Councillor Glenn de Baeremaeker, rarely an ally of the mayor, like many other members, stood up to praise the mayor and staff for pushing the strategy forward and offered some of the best lines of the day.

“I have to say that, originally, I was opposed to the idea of this strategy. Frankly, it conjured up images of police officers chasing teenagers down railway tracks, or my colleague, Councillor Mammoliti, popping up everywhere, filming taggers with his video camera.”

“Now, however, I think Torontonians are going to remember Mayor Ford as having created the world’s biggest outdoor art project, just like we remember Mayor Mel Lastman for his [Moose in the City project]. Some of those Lastman moose are still around, years later, just as some of the art that this policy creates is going to immortalize Rob Ford.”

Despite the unanimity, some councillors took the opportunity to give the mayor the gears, when he confused the city’s 311 information line with the emergency 911 number. Others lambasted him when he commented on the funds that business improvement areas have used to clean up graffiti from storefronts.

“I’m opposed to some businesses receiving city funds to clean up their stores,” the mayor said. “There’s no business improvement area in Ward 2, the area I used to represent. Those store owners are on their own when it comes to cleaning up graffiti. It’s not fair that BIA stores use city funds and they can’t.
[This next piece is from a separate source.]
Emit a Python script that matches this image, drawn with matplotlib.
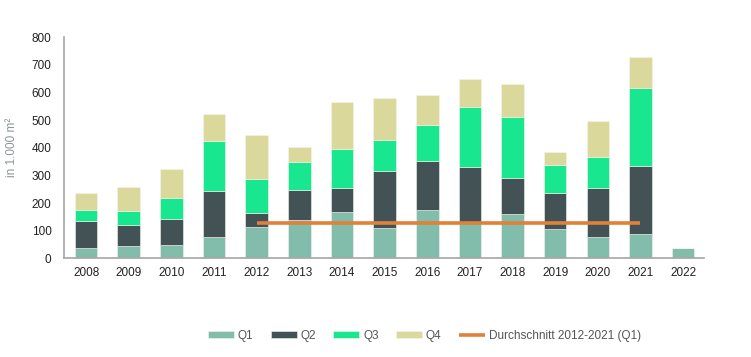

I favour a level playing field, where the city treats everyone the same.”

Councillors Fletcher and Wong-Tam, among others, pointed out that, although the city collects the extra taxes that fund BIAs, that money comes only from BIA members.

Councillors Perks and Matlow, while also praising the plan, wondered whether the current review of city services would have identified graffiti management as an essential service, since the review suggests the city could cut back on other essential services, such as street sweeping.

Both at a recent graffiti management forum at the Drake Hotel, and during the Licensing and Standards Committee discussions, I heard grafitti artists assure councillors, business owners and other members of the audience that street artists have a code, which means they won’t paint over another person’s art. I’m not sure whether expecting a group that’s already defying rules by tagging buildings to suddenly start following some unwritten code is nave or not… but, for this week at least, city council seems to think it’ll work.